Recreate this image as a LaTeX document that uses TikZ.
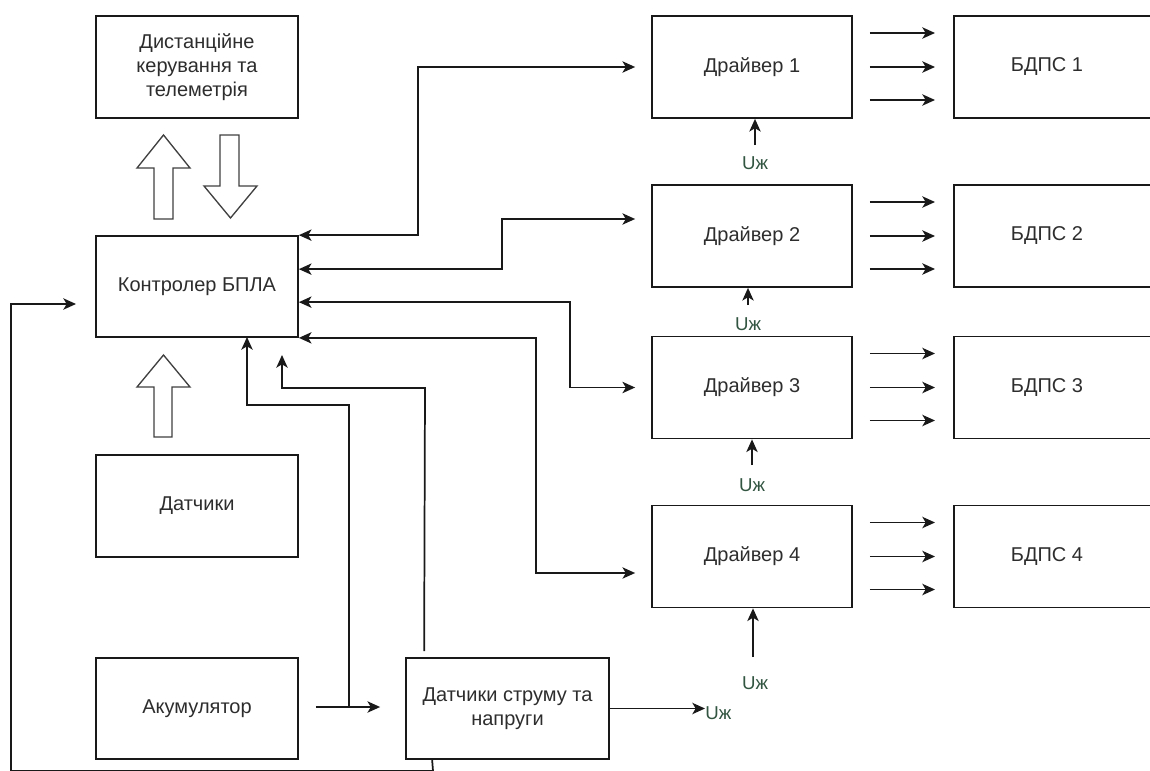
\documentclass[tikz,border=0pt]{standalone}
\usepackage{fontspec}
\setmainfont{Liberation Sans}
\usetikzlibrary{arrows.meta,calc}
\definecolor{uzcol}{RGB}{50,85,65}
\definecolor{linecol}{RGB}{25,25,25}
\definecolor{txtcol}{RGB}{45,45,45}
\begin{document}
\begin{tikzpicture}[x=0.75pt,y=-0.75pt,
  >={Stealth[length=9.5pt,width=8.5pt,inset=2.5pt]},
  blockbox/.style={draw=linecol, line width=1.3pt, rectangle, inner sep=0pt,
    minimum width=151.5pt, minimum height=76.5pt,
    font=\fontsize{15pt}{18pt}\selectfont, align=center, text=txtcol},
  drvbox/.style={blockbox, minimum width=150pt},
  bdbox/.style={blockbox, minimum width=157.5pt, anchor=west},
  lbl/.style={inner sep=0pt, font=\fontsize{15pt}{18pt}\selectfont, text=txtcol},
  arr/.style={draw=linecol, line width=1.3pt, ->},
  biarr/.style={draw=linecol, line width=1.3pt, <->},
  uz/.style={inner sep=0pt, text=uzcol, font=\fontsize{14pt}{16pt}\selectfont},
  blk/.style={draw=black!75, line width=1pt, fill=white, line join=miter}]
\path[use as bounding box, clip] (0,0) rectangle (1150,771);

% left column
\node[blockbox] (dist) at (197,67) {Дистанційне\\керування та\\телеметрія};
\node[blockbox, minimum height=75.75pt] (ctrl) at (197,286.5) {Контролер БПЛА};
\node[blockbox] (sens) at (197,506) {Датчики};
\node[blockbox, minimum height=75.75pt] (acc) at (197,708.5) {Акумулятор};
\node[blockbox, minimum width=152.25pt, minimum height=75.75pt] (cs) at (507.5,708.5) {Датчики струму та\\напруги};

% drivers
\node[drvbox] (drv1) at (752,67) {Драйвер 1};
\node[drvbox] (drv2) at (752,236) {Драйвер 2};
\node[drvbox] (drv3) at (752,387.5) {Драйвер 3};
\node[drvbox] (drv4) at (752,556.5) {Драйвер 4};

% motors
\node[bdbox] (bd1) at (953,67) {};
\node[bdbox] (bd2) at (953,236) {};
\node[bdbox] (bd3) at (953,387.5) {};
\node[bdbox] (bd4) at (953,556.5) {};
\node[lbl] (bd1t) at (1047,67) {БДПС 1};
\node[lbl] (bd2t) at (1047,236) {БДПС 2};
\node[lbl] (bd3t) at (1047,387.5) {БДПС 3};
\node[lbl] (bd4t) at (1047,556.5) {БДПС 4};

% driver -> motor arrows
\foreach \i in {1,2,3,4}{
  \draw[arr] ($(drv\i.east)+(17,-34)$) -- ($(bd\i.west)+(-18,-34)$);
  \draw[arr] ($(drv\i.east)+(17,0)$) -- ($(bd\i.west)+(-18,0)$);
  \draw[arr] ($(drv\i.east)+(17,33)$) -- ($(bd\i.west)+(-18,33)$);
}

% supply labels U
\node[uz] (u1) at (755,163) {Uж};
\node[uz] (u2) at (748,324) {Uж};
\node[uz] (u3) at (752,485) {Uж};
\node[uz] (u4) at (755,683) {Uж};
\coordinate (u1b) at (755,145);
\coordinate (u2b) at (748,305);
\coordinate (u3b) at (752,465);
\coordinate (u4b) at (753,657);
\draw[arr] (u1b) -- (u1b |- drv1.south);
\draw[arr] (u2b) -- (u2b |- drv2.south);
\draw[arr] (u3b) -- (u3b |- drv3.south);
\draw[arr] (u4b) -- (u4b |- drv4.south);

\node[uz, anchor=west] (u5) at (705,713) {Uж};
\draw[arr] (cs.east) -- (cs.east -| u5.west);

% controller <-> drivers
\coordinate (d1in) at ($(drv1.west)+(-16,0)$);
\coordinate (d2in) at ($(drv2.west)+(-16,-17)$);
\coordinate (d3in) at ($(drv3.west)+(-16,0)$);
\coordinate (d4in) at ($(drv4.west)+(-16,16.5)$);
\draw[biarr] (ctrl.north east) -- ++(119,0) |- (d1in);
\draw[biarr] ($(ctrl.north east)+(0,34)$) -- ++(203,0) |- (d2in);
\draw[biarr] ($(ctrl.north east)+(0,67)$) -- ++(271,0) |- (d3in);
\draw[biarr] (ctrl.south east) -- ++(237,0) |- (d4in);

% accumulator -> current sensors, branch to controller
\coordinate (accout) at ($(acc.east)+(17,-1.5)$);
\coordinate (csin) at ($(cs.west)+(-25,-1.5)$);
\draw[arr] (accout) -- (csin);
\coordinate (br) at (349,707);
\coordinate (ctrlin1) at (247,337);
\draw[arr] (br) -- (349,405) -- (247,405) -- (ctrlin1);

% current sensors -> controller
\coordinate (csout) at ($(cs.north west)+(19,-6)$);
\coordinate (ctrlin2) at (282,355);
\draw[arr] (csout) -- (425,388) -- (282,388) -- (ctrlin2);

% loop to controller left side
\coordinate (loopin) at (76,304);
\draw[arr] ($(cs.south west)+(27,0)$) -- (433,771) -- (11,771) -- (11,304) -- (loopin);

% hollow block arrows
\draw[blk] (163.5,135) -- (190,168) -- (173,168) -- (173,219) -- (154,219) -- (154,168) -- (137,168) -- cycle;
\draw[blk] (220,135) -- (239,135) -- (239,186) -- (257,186) -- (230.5,218) -- (204,186) -- (220,186) -- cycle;
\draw[blk] (163.5,355) -- (190,387) -- (172,387) -- (172,437) -- (154,437) -- (154,387) -- (137,387) -- cycle;
\end{tikzpicture}
\end{document}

┄┄┄┄┄┄┄┄┄┄

To do
Take the material above from its first line through the line holding "(0,0) rectangle (1150,771);" and set it down exactly, without the pictures.

Response to the exercise
Recreate this image as a LaTeX document that uses TikZ.
\documentclass[tikz,border=0pt]{standalone}
\usepackage{fontspec}
\setmainfont{Liberation Sans}
\usetikzlibrary{arrows.meta,calc}
\definecolor{uzcol}{RGB}{50,85,65}
\definecolor{linecol}{RGB}{25,25,25}
\definecolor{txtcol}{RGB}{45,45,45}
\begin{document}
\begin{tikzpicture}[x=0.75pt,y=-0.75pt,
  >={Stealth[length=9.5pt,width=8.5pt,inset=2.5pt]},
  blockbox/.style={draw=linecol, line width=1.3pt, rectangle, inner sep=0pt,
    minimum width=151.5pt, minimum height=76.5pt,
    font=\fontsize{15pt}{18pt}\selectfont, align=center, text=txtcol},
  drvbox/.style={blockbox, minimum width=150pt},
  bdbox/.style={blockbox, minimum width=157.5pt, anchor=west},
  lbl/.style={inner sep=0pt, font=\fontsize{15pt}{18pt}\selectfont, text=txtcol},
  arr/.style={draw=linecol, line width=1.3pt, ->},
  biarr/.style={draw=linecol, line width=1.3pt, <->},
  uz/.style={inner sep=0pt, text=uzcol, font=\fontsize{14pt}{16pt}\selectfont},
  blk/.style={draw=black!75, line width=1pt, fill=white, line join=miter}]
\path[use as bounding box, clip] (0,0) rectangle (1150,771);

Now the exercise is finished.